- AIM: Which lines fall between the line holding "Reproduce this chart with Apache ECharts." and the line holding "63.2, 68.3, 71.3];", inclusive? Retype them exactly, without the pictures, and add nothing else.

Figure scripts
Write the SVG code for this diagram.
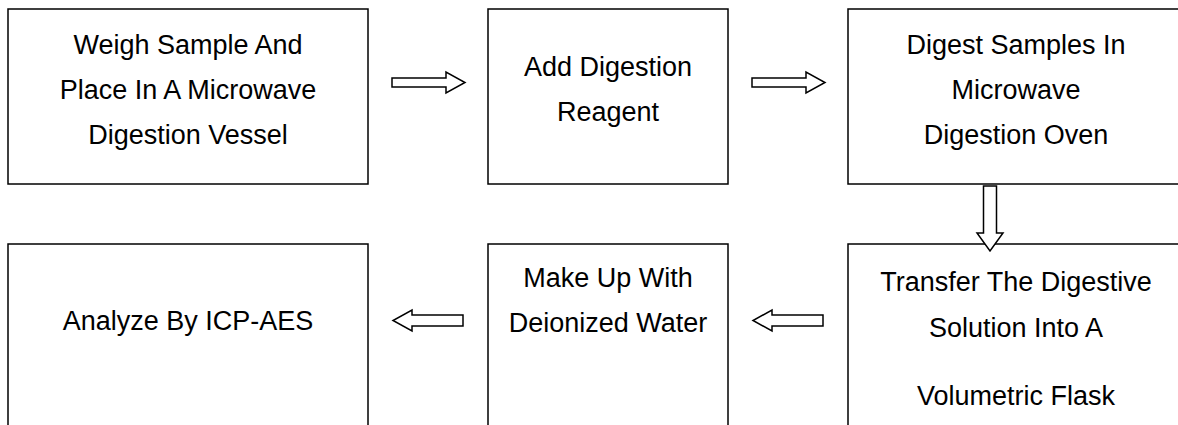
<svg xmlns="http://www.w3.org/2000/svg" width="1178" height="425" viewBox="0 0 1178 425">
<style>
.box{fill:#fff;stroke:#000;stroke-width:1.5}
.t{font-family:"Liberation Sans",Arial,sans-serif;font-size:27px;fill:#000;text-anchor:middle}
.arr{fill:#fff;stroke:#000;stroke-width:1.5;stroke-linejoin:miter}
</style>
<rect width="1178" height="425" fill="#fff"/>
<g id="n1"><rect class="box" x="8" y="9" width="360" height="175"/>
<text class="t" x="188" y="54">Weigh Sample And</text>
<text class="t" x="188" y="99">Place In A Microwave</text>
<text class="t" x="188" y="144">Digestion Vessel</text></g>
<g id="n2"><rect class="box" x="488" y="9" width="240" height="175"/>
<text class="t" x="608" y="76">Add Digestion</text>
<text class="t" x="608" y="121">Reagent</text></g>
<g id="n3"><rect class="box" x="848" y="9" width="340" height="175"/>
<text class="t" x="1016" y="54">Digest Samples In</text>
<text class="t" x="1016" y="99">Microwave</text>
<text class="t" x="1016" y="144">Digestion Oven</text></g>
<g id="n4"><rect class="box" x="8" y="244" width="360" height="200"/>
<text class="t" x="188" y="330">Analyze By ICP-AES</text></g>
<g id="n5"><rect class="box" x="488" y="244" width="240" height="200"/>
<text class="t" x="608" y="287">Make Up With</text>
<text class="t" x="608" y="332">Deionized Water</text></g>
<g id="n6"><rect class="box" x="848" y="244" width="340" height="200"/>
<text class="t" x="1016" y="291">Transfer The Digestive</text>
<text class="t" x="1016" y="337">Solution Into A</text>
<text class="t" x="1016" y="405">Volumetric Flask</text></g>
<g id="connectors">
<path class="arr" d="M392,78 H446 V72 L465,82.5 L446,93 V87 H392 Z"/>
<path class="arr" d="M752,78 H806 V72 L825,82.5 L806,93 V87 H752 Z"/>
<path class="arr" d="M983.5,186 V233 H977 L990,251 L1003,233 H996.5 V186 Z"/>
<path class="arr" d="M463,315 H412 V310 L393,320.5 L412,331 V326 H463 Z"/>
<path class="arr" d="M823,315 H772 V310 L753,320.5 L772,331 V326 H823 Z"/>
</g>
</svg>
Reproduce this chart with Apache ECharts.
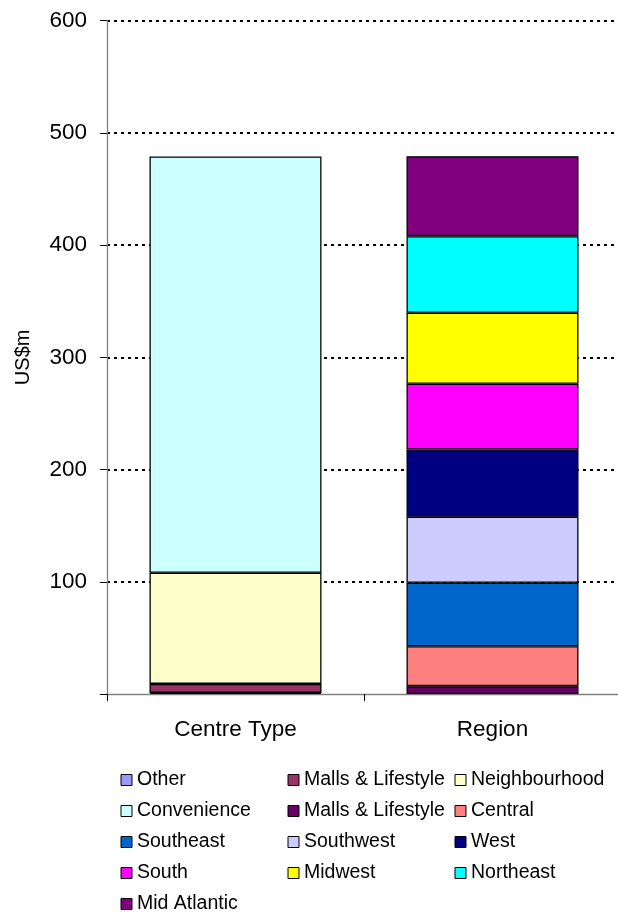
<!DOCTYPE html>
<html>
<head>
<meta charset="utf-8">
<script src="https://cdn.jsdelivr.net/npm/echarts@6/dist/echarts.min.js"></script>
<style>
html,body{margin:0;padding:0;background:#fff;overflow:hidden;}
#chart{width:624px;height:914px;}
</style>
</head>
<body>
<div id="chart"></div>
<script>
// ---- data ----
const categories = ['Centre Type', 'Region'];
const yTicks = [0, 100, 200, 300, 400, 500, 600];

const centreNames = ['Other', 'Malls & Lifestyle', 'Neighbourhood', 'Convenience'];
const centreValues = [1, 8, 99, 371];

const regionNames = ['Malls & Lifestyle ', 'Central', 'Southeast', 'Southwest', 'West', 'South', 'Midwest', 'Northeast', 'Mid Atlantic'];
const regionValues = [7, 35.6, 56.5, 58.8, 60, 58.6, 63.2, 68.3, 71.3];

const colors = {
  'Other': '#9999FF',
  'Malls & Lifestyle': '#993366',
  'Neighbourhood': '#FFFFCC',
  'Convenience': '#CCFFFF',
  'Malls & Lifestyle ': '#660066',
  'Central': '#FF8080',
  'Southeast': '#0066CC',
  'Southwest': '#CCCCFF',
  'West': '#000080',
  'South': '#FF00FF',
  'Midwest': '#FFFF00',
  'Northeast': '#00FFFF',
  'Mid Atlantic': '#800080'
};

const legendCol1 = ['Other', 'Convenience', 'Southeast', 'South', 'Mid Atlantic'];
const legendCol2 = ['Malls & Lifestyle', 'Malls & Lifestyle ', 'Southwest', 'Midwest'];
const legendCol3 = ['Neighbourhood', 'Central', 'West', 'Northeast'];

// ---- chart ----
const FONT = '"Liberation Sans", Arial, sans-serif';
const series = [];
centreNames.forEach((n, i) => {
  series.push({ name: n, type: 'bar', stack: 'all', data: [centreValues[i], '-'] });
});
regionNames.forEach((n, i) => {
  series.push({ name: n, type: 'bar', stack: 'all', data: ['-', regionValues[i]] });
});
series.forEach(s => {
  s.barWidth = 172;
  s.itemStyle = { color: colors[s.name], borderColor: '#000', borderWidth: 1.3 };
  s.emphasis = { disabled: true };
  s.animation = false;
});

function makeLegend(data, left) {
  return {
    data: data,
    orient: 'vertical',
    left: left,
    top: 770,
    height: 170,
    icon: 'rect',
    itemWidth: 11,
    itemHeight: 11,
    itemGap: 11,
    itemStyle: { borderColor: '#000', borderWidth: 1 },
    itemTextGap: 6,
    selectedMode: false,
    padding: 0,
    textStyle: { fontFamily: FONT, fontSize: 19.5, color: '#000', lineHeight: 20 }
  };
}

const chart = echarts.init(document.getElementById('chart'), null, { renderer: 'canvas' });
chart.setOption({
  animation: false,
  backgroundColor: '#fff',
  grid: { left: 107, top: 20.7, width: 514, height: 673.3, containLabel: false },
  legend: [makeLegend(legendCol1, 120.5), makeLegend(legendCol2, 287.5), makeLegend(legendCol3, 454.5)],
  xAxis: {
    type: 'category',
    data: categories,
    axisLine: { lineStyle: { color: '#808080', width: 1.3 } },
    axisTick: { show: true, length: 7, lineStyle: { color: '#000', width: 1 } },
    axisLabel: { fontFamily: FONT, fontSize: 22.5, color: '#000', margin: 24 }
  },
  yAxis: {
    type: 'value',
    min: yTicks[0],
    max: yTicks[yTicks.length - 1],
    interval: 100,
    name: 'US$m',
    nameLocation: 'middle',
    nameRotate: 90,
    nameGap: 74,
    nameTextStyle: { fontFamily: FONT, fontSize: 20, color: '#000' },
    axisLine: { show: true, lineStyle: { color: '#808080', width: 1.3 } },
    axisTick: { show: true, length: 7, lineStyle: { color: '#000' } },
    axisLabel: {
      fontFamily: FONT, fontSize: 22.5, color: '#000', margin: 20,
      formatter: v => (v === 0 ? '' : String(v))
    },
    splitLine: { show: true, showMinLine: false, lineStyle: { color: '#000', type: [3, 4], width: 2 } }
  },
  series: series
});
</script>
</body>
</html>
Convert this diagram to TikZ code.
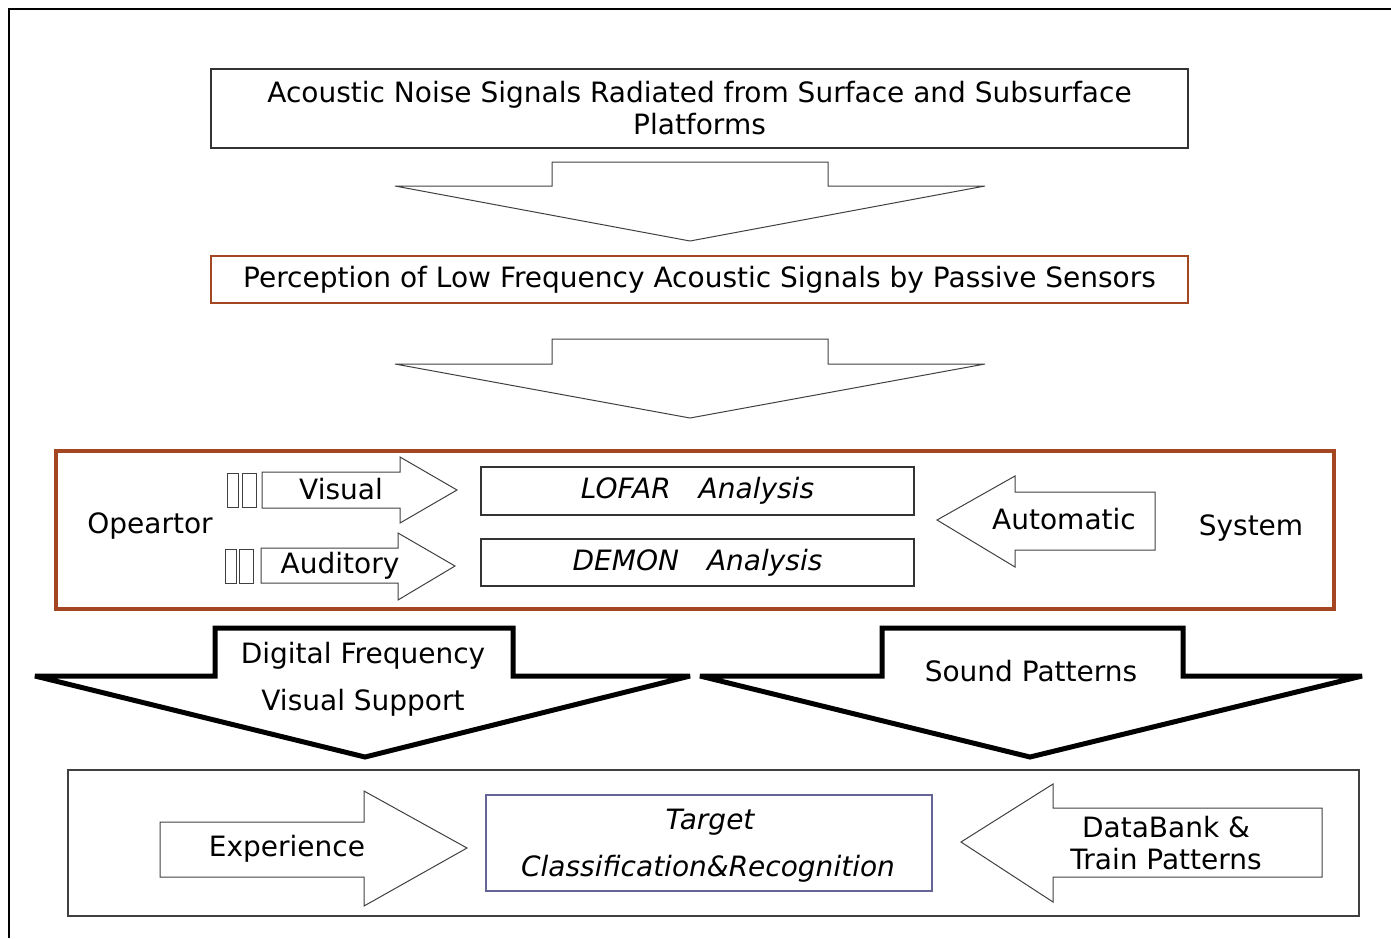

- PROBLEM SOLUTION:
Reproduce this chart with Apache ECharts.
<!DOCTYPE html>
<html>
<head>
<meta charset="utf-8">
<script src="https://cdn.jsdelivr.net/npm/echarts@6/dist/echarts.min.js"></script>
<style>
html,body{margin:0;padding:0;background:#fff;overflow:hidden;}
#chart{width:624px;height:914px;}
</style>
</head>
<body>
<div id="chart"></div>
<script>
// ---- data ----
const categories = ['Centre Type', 'Region'];
const yTicks = [0, 100, 200, 300, 400, 500, 600];

const centreNames = ['Other', 'Malls & Lifestyle', 'Neighbourhood', 'Convenience'];
const centreValues = [1, 8, 99, 371];

const regionNames = ['Malls & Lifestyle ', 'Central', 'Southeast', 'Southwest', 'West', 'South', 'Midwest', 'Northeast', 'Mid Atlantic'];
const regionValues = [7, 35.6, 56.5, 58.8, 60, 58.6, 63.2, 68.3, 71.3];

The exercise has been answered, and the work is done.